Jim Lawson comes back to the big city of Denver, after serving as iHeart’s Senior VP of Programming for the company’s regional markets in Colorado Springs, Pueblo and Ft. Collins. Jim’s also carried the title of Hispanic Brand Manager for iHeart’s National Programming Platforms. Lawson knows Denver from earlier stints at CHR “Kiss 95.7” KFMD (now iHeart’s “95.7 the Party” KPTT) and a builder of America’s very first “Alice,” KALC/105.9. The iHeart Denver octet includes ratings-topping adult alternative KBCO/97.3. Pat Connor is the Denver market president.
John Risher has just about done it all in his nearly 50 years in radio – worked at Cleveland’s WIXY and WDOK starting in 1966, then managed Detroit’s WCAR for Gene Autry’s Golden West Broadcasters, until a sale in 1986. He stayed in Michigan, becoming GM of Faircom’s WCRZ/WKMF in Flint, and later adding WWBN. Risher became a senior VP with regional responsibilities and then retired when Faircom was acquired by Bill Stakelin-led Regent.
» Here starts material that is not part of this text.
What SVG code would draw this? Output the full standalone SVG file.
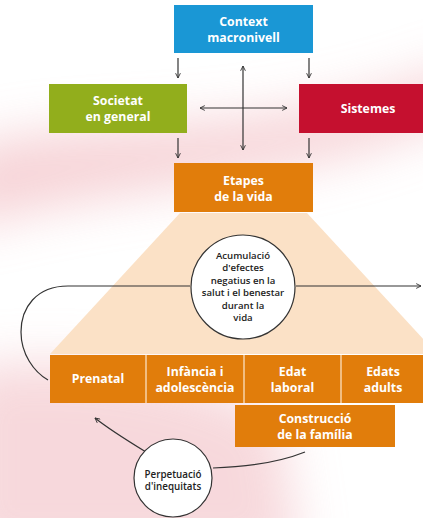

Risher couldn’t stay home, though, and in 2005 he joined the Cumulus cluster in Flint (WDZZ, WWCK-AM/FM, etc.) as an account exec. Now market manager Ed Leick says Risher is ending “an incredible 49-year career” with a second retirement.
Group owner Nelson Doubleday enjoyed another kind of radio, too - Gary Stevens ran the major-market radio group assembled by Nelson Doubleday, who died Tuesday at 81, and he remembers his former boss - “He was a wonderful generous guy, completely unassuming. One story I have, I think, defines the man. During the early 80's, in the CB radio craze, he had a CB radio installed in his Mercedes, which he drove into Manhattan each day. Over time, he joined a group of fellow CB users, who would stop in Queens for coffee every morning. It turned out one of them was the sales manager at urban WWRL. Somehow, in conversation, he mentioned he wanted to change jobs, and Nelson said he might be able to help. He called me, and asked that I meet with the fellow, and see if we had anything at our NYC AM/FM combo. [WAPP/103.5 and WHN/1050]. I called the man, and he came to see me. At the end of the chat, as he was leaving, the fellow turned to me, and asked, 'By the way, who is that guy?' Nelson was such a regular guy (and apparently these CB people only used their 'handles' when they met), the group never suspected who he was. [Along with his radio group, Nelson Doubleday was co-owner of the Mets and head of the Doubleday publishing empire.] Nelson was a wonderful man. It was an honor and a privilege to run a company with his name, and, more importantly, to have known him.”